[PROBLEM DESCRIPTION]: Present every line in which the string "this" appears.

[DATASET RECORDS]:
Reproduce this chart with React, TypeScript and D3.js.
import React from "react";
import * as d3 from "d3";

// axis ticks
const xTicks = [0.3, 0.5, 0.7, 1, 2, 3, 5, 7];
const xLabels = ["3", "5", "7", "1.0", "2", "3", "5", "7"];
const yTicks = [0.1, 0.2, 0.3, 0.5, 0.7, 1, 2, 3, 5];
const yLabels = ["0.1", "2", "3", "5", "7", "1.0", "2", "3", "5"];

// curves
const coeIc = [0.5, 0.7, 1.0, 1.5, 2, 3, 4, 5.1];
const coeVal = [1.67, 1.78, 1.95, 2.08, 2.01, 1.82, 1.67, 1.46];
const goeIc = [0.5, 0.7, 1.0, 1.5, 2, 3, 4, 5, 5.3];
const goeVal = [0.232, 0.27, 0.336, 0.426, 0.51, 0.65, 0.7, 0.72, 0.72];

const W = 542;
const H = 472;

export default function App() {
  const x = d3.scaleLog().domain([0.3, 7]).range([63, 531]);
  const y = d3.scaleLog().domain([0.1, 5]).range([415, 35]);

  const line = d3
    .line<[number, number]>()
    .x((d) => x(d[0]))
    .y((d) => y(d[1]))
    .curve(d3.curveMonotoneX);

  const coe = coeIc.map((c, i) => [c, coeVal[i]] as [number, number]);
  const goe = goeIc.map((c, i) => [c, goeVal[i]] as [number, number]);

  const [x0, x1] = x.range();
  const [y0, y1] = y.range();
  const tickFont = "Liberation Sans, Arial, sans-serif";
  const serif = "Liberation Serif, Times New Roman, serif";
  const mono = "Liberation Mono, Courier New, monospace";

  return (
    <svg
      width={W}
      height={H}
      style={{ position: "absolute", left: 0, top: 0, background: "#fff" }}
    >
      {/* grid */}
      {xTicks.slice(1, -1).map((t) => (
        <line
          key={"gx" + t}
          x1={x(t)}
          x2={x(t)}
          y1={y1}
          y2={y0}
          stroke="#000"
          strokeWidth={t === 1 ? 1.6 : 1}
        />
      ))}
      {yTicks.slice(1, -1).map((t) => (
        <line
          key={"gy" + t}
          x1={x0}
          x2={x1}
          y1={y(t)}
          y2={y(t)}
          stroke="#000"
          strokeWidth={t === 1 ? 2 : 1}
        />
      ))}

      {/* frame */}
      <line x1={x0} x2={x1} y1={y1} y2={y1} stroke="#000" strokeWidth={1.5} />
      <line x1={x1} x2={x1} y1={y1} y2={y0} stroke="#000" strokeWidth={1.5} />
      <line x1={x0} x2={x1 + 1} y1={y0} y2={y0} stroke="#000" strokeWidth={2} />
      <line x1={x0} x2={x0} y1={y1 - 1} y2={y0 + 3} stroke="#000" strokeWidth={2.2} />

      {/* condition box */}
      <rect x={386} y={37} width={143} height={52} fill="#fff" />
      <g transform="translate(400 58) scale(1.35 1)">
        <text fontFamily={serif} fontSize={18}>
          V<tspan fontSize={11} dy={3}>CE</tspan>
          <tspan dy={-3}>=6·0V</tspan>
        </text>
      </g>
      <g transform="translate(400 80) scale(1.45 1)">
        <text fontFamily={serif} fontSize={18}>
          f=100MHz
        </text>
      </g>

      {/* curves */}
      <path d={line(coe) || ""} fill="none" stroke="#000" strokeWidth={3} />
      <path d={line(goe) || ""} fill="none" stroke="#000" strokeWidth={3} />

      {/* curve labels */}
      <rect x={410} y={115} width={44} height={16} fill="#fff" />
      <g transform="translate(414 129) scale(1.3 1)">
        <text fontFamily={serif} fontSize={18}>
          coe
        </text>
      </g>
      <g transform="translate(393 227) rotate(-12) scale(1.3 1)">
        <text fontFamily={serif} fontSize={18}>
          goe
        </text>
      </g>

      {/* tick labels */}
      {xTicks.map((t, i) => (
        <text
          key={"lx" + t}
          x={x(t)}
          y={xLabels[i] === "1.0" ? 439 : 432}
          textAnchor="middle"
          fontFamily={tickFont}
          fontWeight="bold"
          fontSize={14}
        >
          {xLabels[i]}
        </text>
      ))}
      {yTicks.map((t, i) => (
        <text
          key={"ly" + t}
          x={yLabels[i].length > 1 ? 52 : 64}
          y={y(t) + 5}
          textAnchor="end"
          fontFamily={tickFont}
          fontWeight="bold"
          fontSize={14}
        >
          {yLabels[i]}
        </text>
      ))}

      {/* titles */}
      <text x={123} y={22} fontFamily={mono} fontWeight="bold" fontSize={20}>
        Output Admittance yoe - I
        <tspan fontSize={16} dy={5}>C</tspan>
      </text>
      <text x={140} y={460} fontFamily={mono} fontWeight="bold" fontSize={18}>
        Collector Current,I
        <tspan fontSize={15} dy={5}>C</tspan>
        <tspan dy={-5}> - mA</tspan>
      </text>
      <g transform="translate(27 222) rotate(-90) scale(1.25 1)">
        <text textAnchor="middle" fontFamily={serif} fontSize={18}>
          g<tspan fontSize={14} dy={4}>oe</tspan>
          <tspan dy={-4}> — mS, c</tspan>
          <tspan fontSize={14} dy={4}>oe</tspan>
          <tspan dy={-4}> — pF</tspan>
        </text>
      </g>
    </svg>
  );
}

* * *

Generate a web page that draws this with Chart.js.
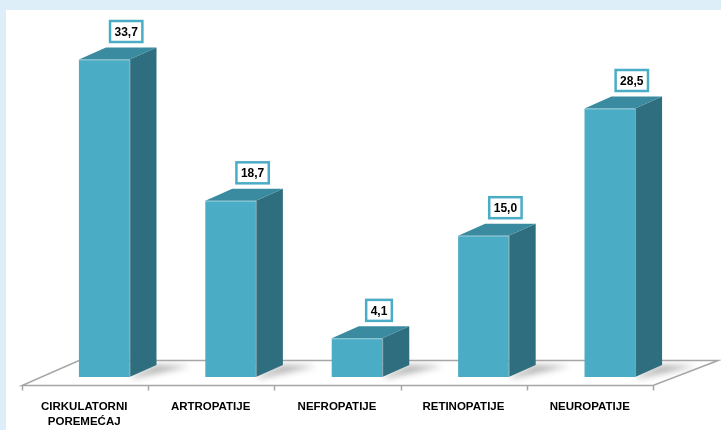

[WORKED SOLUTION]:
Reproduce this chart with React, TypeScript and D3.js.
Generate a web page that draws this with Chart.js.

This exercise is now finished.